The rules governing Winnipeg’s growth are rigged in favour of growth and against the city’s ability to pay its bills. The city is like a drunk who keeps ordering refills, hoping someone will be found to pay the tab. But unlike the drunk’s pals, Winnipeg’s taxpayers must pay up or face the consequences.
The neglect of the public interest is evident throughout our system of urban development. In Winnipeg – and, unfortunately, in many other North American cities – the development of new areas of the city is governed by the proposals of developers, not by the public interest. Developers have a responsibility to their shareholders to make proposals that maximize their bottom line. It’s up to the city to ensure that the proposals that are accepted are in the public interest.

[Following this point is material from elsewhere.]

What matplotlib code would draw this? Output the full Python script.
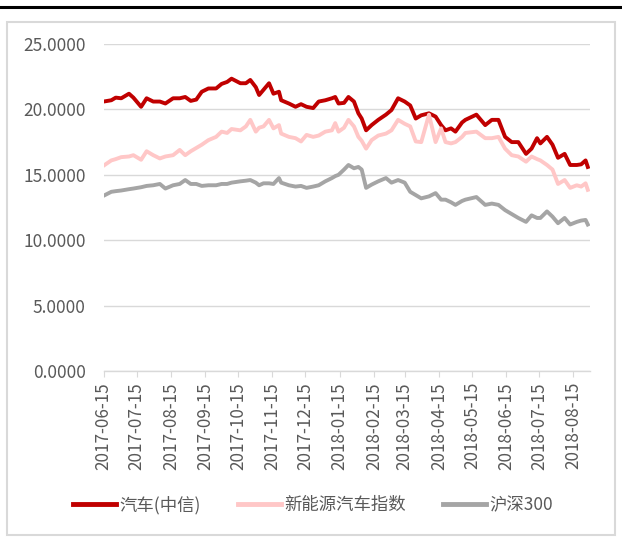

A minimal definition of the public interest would be that development be phased to minimize the burden it imposes on the public purse. If we were serious about governing land use appropriately, that could mean many things, but at the least it would mean that city infrastructure and services were extended to places that produce significant tax revenues. What we have done instead is to extend infrastructure wherever a developer wants it, even if that means extending it across vast green fields, which produce minimal tax revenue. Let’s take a look at an example of what that means in practice, with help from Google Earth.
There are many undeveloped fields that are served or bypassed by city services, but produce minimal revenues to cover the costs. A particularly blatant example is Transcona West. For decades now, suburban development has been growing eastward from Winnipeg and westward from what used to be the city of Transcona. In between is Transcona West, part of which I photographed on a snowy day not long ago.
Also pictured (below) are Google Earth views of Transcona West in 2002 and 2013. It’s easy see that not much development took place in this empty space during that decade. Meanwhile, developers cherry-picked the areas that were the easiest, the most convenient, or the most profitable to develop and bypassed much of Transcona West and other areas, secure in the knowledge that the city would extend roads and other municipal services required by the new developments, regardless of cost. That includes, not only roads, sewerage and water lines, but also transit service, and much more.
Transcona West 2002
These expensive services have to be extended across lands that generate the low levels of taxation typical of farmland or unoccupied tracts, rather than the much higher taxes that come from urban development. Once occupied, new developments beyond the empty tracts require conveniently located community centres and library branches, and the same response times for fire fighters, police, and paramedics that more densely populated areas of the city enjoy. Street cleaning, snow removal, grass cutting, insect control, and everything else the city does has to serve empty parcels of land as well as full ones.
An area currently preferred by cherry-picking developers is Waverley West – located west of Waverley Street/Tim Sale Drive and north of the Perimeter – which, as Google Earth shows you below, was farmland in 2002. A couple of years later, the Manitoba Homebuilders’ Association stirred up a panic about a “critical lot shortage”. At the same time, the Manitoba government was anxious to secure revenue from the development of a large tract it owned in Waverley West.
As a result the city was browbeaten into opening up Waverley West to development, making enough agricultural land available for more than 13,000 additional single-family suburban homes. In the most recent Google Earth picture of Waverley West, it is clear, despite the snow cover, that scattered development is underway, almost to the southern edge of the area, though large tracts remain undeveloped. Once again, the city is obligated to either serve or bypass further vast tracts of land with the full range of city services and facilities.
Waverley West 2002
Given how lavishly we spend on extensions of our infrastructure and services, it is small wonder that older infrastructure is liberally dotted with potholes and not infrequently punctuated with sinkholes.
Here’s a comment I often hear when I recount this sad tale: “You can’t tell developers where to develop.” My response: True, but the city can tell them where not to develop (for the time being), and it should. If Winnipeg’s pampered development community didn’t wish to accept restrictions we imposed in order to keep costs in line, there are developers in other parts of North America, who are used to operating in much more restrictive environments than ours. It would be interesting to see how our developers would fare if they were faced with serious competition.
In the land and development issues that have preoccupied Winnipeggers this summer audits unearthed some revealing and disquieting information. I have a suggestion for another audit: Let’s have a study of the number of actual and potential lots accessible to the full range of Winnipeg infrastructure and services that stand empty and produce minimal revenue. That would give us some idea of how much we are spending on services and infrastructure that serve the convenience of developers, but are not needed by the rest of us.